If no water is coming into the house then be ready to use an alternate toilet or have enough water in storage to fill/flush your commode. A good alternate toilet is a 5 gallon plastic bucket lined with a 13 gallon heavy duty trash bag and an absorbing material like shredded newspapers in the bottom of that. Attach a commode seat with a locking lid to the top of the bucket and set it outside until needed. Any compost pile will be a good place for the humanure disposal out of the bag. 

Keep thin towels available for many uses from washing surfaces to cleaning up spills. The thin towels are easily hand washed and dry quickly to use again. 

Baby wipes are good to keep for personal cleanups and are easily disposed.

Use those paper plates, bowls, cultery to keep down water useage.

Hopefully food supplies are easily prepared for meals. Manual can openers are a must. Use an outdoor cooking source.

Make certain fire extinguishers are available and up to date.

Most reliable indoor heat source is a wood stove. 

Purchase enough old heavy quilts to nail one at each window to cut down on heat loss.

Pitch a tent in the middle of the floor of the main room where everyone will sleep. Fill it with sleeping bags, heavy blankets and battery operated lighting. Everyone pile in and zip up the tent to provide an increased area of heat.

and that's just to begin with.


----------



## bourbonred (Feb 27, 2008)

I personally like lists. Survivalblog writer, jw rawles keeps an extensive" list of lists" on his site in excel spreadsheet form. It covers a lot of areas well.


----------



## longshot38 (Dec 19, 2006)

lots of good info here. as you move through out your normal day, think. this requires X if X is not available how do i get the same benefit? take water, need electricity and access to water/well a generator hookup to your water pump would do that for as long as you have gas. if lighting is the concern, candles, lamps (oil, propane, etc.) flashlights, some lighting circuits would answer that need. as you do your daily life think how can i do this differently.

just my .02, but it worked for me.

dean


----------



## beachcomber (Dec 2, 2008)

grab a pencil and a note pad. go over to your service panel. flip the big switch.after a week you will have your list


----------



## Raven12 (Mar 5, 2011)

Bearfootfarm said:


> Just think of it as planning a camping trip.

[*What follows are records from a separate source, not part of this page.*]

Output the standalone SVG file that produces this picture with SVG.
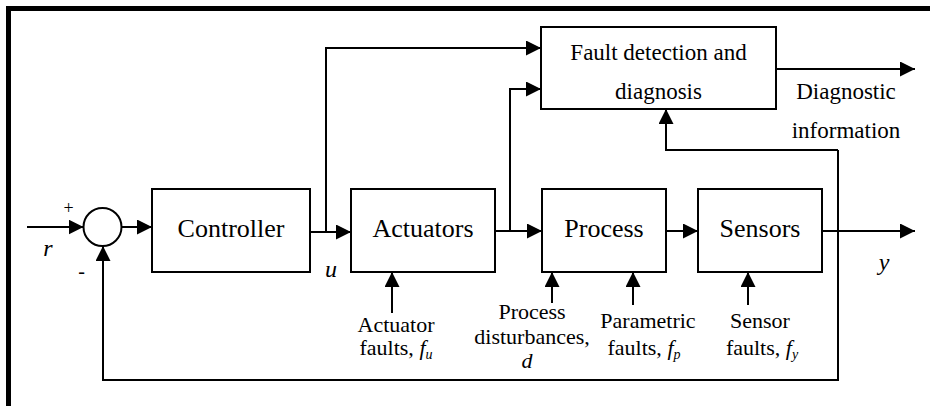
<svg xmlns="http://www.w3.org/2000/svg" width="930" height="406" viewBox="0 0 930 406" font-family="Liberation Serif, serif">
  <style>
    .box { fill: #fff; stroke: #000; stroke-width: 2; }
    .wire { fill: none; stroke: #000; stroke-width: 2; }
    .arr { marker-end: url(#head); }
    text { fill: #000; text-anchor: middle; }
    .big { font-size: 26px; }
    .mid { font-size: 23px; }
    .small { font-size: 22px; }
    .it { font-style: italic; }
    .sym { font-size: 24px; font-style: italic; }
  </style>
  <defs>
    <marker id="head" markerUnits="userSpaceOnUse" markerWidth="15" markerHeight="15" refX="15" refY="7.5" orient="auto">
      <path d="M0,0 L15,7.5 L0,15 Z" fill="#000"/>
    </marker>
  </defs>
  <rect width="930" height="406" fill="#fff"/>
  <!-- outer frame (top and left edges) -->
  <path d="M8.5,406 L8.5,8.5 L930,8.5" fill="none" stroke="#000" stroke-width="5"/>

  <g id="connectors">
    <path class="wire arr" d="M27,227 L83.5,227"/>
    <path class="wire arr" d="M122,227 L152,227"/>
    <path class="wire arr" d="M310,232 L351,232"/>
    <path class="wire arr" d="M326,232 L326,48 L541,48"/>
    <path class="wire arr" d="M495,231 L542,231"/>
    <path class="wire arr" d="M510,231 L510,89 L541,89"/>
    <path class="wire arr" d="M666,231 L698,231"/>
    <path class="wire arr" d="M822,231 L915,231"/>
    <path class="wire arr" d="M776,69 L915,69"/>
    <path class="wire arr" d="M838,150 L838,380 L103,380 L103,246"/>
    <path class="wire arr" d="M838,150 L666,150 L666,109"/>
    <path class="wire arr" d="M392,313 L392,272"/>
    <path class="wire arr" d="M552,303 L552,272"/>
    <path class="wire arr" d="M633,305 L633,272"/>
    <path class="wire arr" d="M748,305 L748,272"/>
  </g>

  <g id="sum">
    <circle class="box" cx="102.5" cy="227" r="19"/>
    <text x="68.5" y="214" font-size="18">+</text>
    <text x="81.5" y="278" font-size="20">-</text>
    <text class="sym" x="48" y="256">r</text>
  </g>

  <g id="controller">
    <rect class="box" x="152" y="189" width="158" height="83"/>
    <text class="big" x="231" y="237">Controller</text>
    <text class="sym" x="331" y="277">u</text>
  </g>

  <g id="actuators">
    <rect class="box" x="351" y="189" width="144" height="83"/>
    <text class="big" x="423" y="237">Actuators</text>
  </g>

  <g id="process">
    <rect class="box" x="542" y="189" width="124" height="83"/>
    <text class="big" x="604" y="237">Process</text>
  </g>

  <g id="sensors">
    <rect class="box" x="698" y="189" width="124" height="83"/>
    <text class="big" x="760" y="237">Sensors</text>
    <text class="sym" x="884" y="270">y</text>
  </g>

  <g id="fdd">
    <rect class="box" x="541" y="27" width="235" height="82"/>
    <text class="mid" x="658.5" y="60">Fault detection and</text>
    <text class="mid" x="658.5" y="99">diagnosis</text>
  </g>

  <g id="diagnostic-info">
    <text class="mid" x="846" y="99">Diagnostic</text>
    <text class="mid" x="846" y="138">information</text>
  </g>

  <g id="actuator-faults">
    <text class="small" x="396" y="332">Actuator</text>
    <text class="small" x="396" y="355">faults, <tspan class="it">f</tspan><tspan class="it" font-size="14" dy="4">u</tspan></text>
  </g>

  <g id="disturbances">
    <text class="small" x="532" y="319">Process</text>
    <text class="small" x="532" y="344">disturbances,</text>
    <text class="small it" x="527" y="368">d</text>
  </g>

  <g id="parametric-faults">
    <text class="small" x="648" y="328">Parametric</text>
    <text class="small" x="644" y="355">faults, <tspan class="it">f</tspan><tspan class="it" font-size="14" dy="4">p</tspan></text>
  </g>

  <g id="sensor-faults">
    <text class="small" x="760" y="328">Sensor</text>
    <text class="small" x="762" y="355">faults, <tspan class="it">f</tspan><tspan class="it" font-size="14" dy="4">y</tspan></text>
  </g>
</svg>
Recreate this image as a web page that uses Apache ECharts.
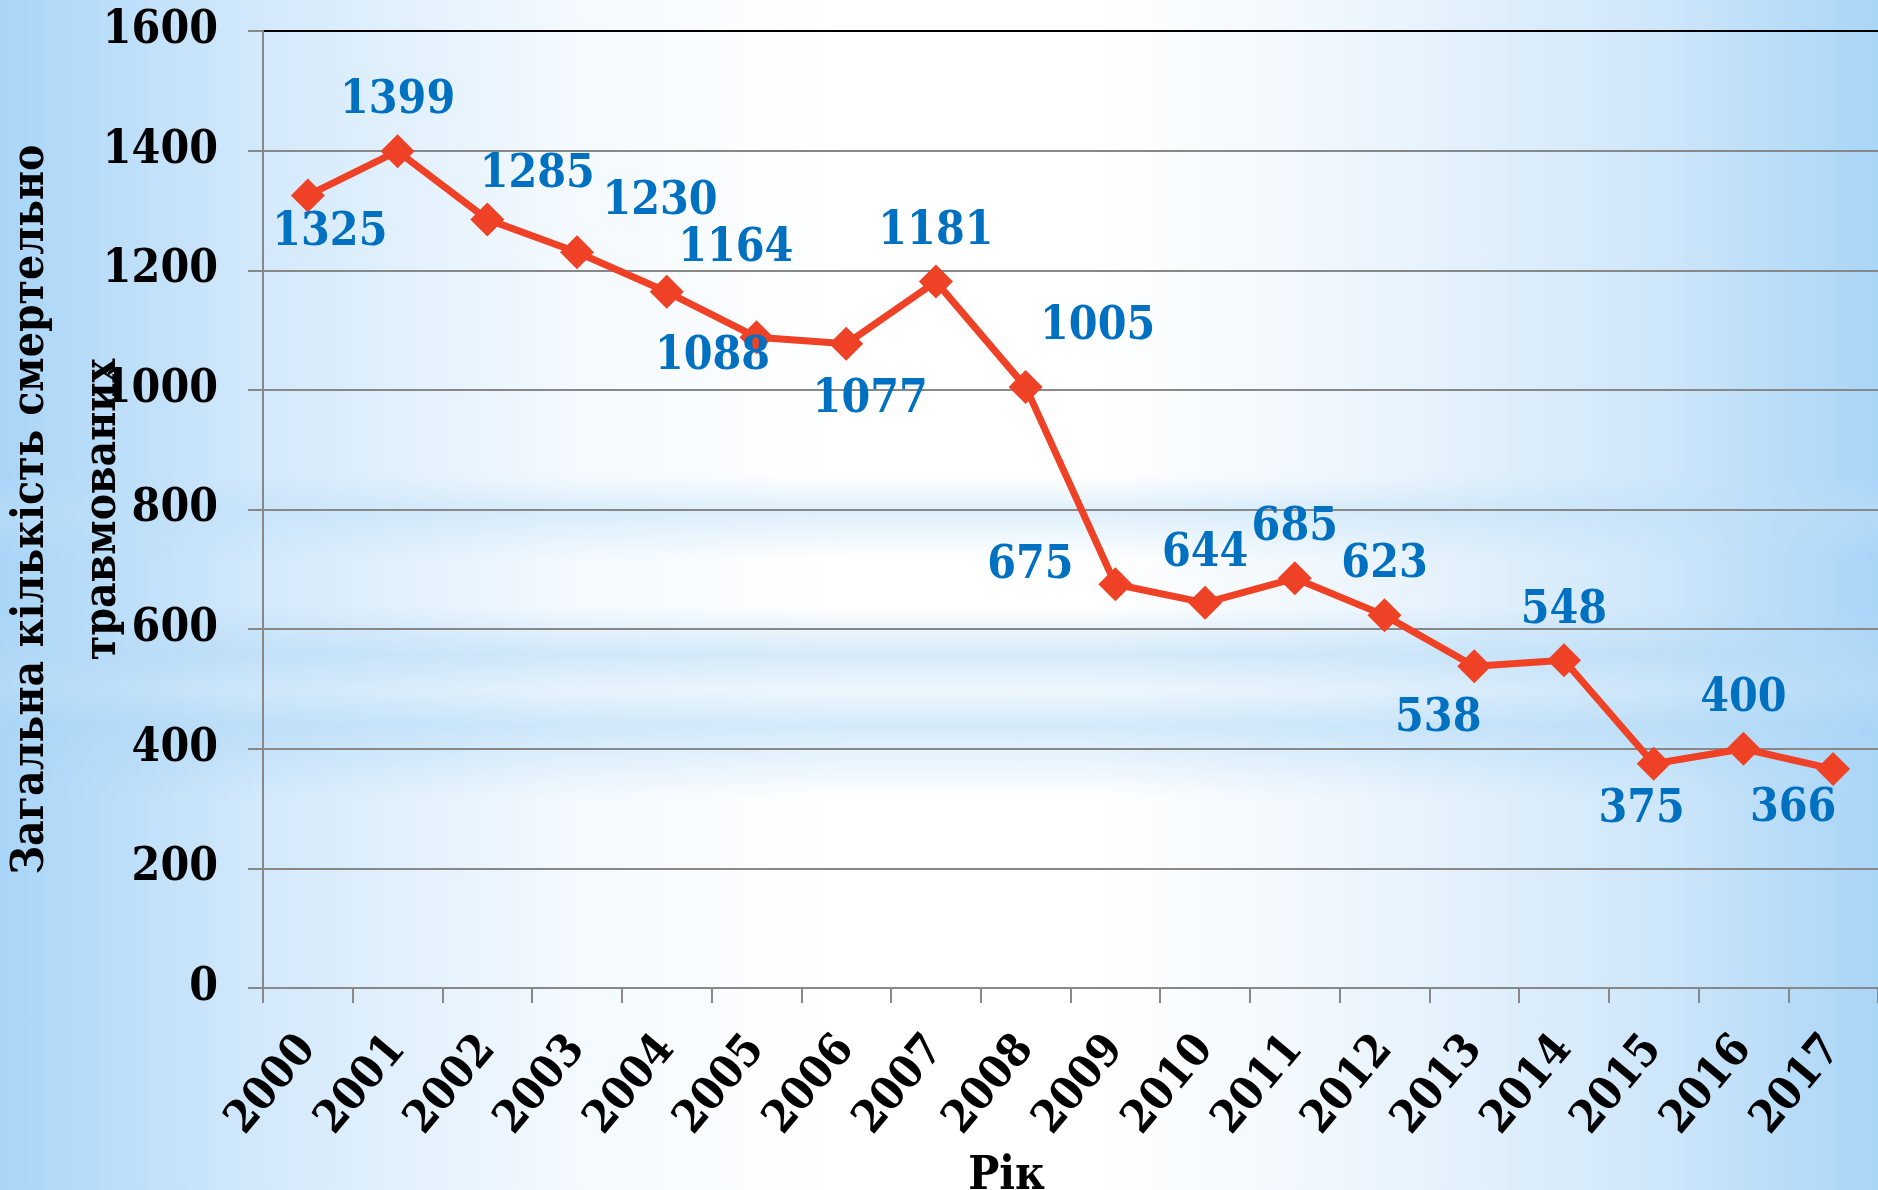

Great idea. I would add - learn how to cook everything on a grill. Peanut butter and jelly sandwiches only get you so far.


----------



## NewGround (Dec 19, 2010)

bourbonred said:


> I personally like lists. Survivalblog writer, jw rawles keeps an extensive" list of lists" on his site in excel spreadsheet form. It covers a lot of areas well.


Seems the link to that "list of lists" has an error as it only returns a blank page... Anyone have this file to share?


----------



## bourbonred (Feb 27, 2008)

Go to survivalblog.com; when I double click on the "list of lists" on the left side of the page, it opens up an excel spreadsheet at the bottom of my screen. Sorry, I don't see a way to provide an address. Pamela.


----------



## NewGround (Dec 19, 2010)

bourbonred said:


> Go to survivalblog.com; when I double click on the "list of lists" on the left side of the page, it opens up an excel spreadsheet at the bottom of my screen. Sorry, I don't see a way to provide an address. Pamela.


Thanks, I discovered the problem is my Mac was not opening the file so I used an XP machine and got it... I have windows for Mac in this machine but it just wasn't putting 2 & 2 together...


----------



## MountainCat (Aug 15, 2011)

bourbonred said:


> I personally like lists. Survivalblog writer, jw rawles keeps an extensive" list of lists" on his site in excel spreadsheet form. It covers a lot of areas well.


I LOVE the list of lists. Found that a few months ago. Very useful. :goodjob:


----------



## steadfree (Mar 10, 2010)

I had put a list together and I am tryin to get those items together but it is difficult because of our financial situation. I hear so many posters buying several items and stocking up on items. I just don't have the extra funds right now. So this will be a slow process in getting prepared. I like reading the "survivalblog" and rawles does a great job. I will look for the list. thanks


----------



## soulsurvivor (Jul 4, 2004)

Trisha in WA said:


> I think everyone will have a different view of what is "necessary" in a grid down situation. I think your best bet is to flip your breaker for a week and see what you are missing. You can get the things that you already know you need, but without living it, you will likely still miss something.


Yes, this is the best possible advice there is for learning what your needs are/will be in a non-electric situation. No list out there is going to tell you that you forgot to stock in the Twinkies.


----------



## beachcomber (Dec 2, 2008)

funny, didnt see trisha in wa post, sorry.


----------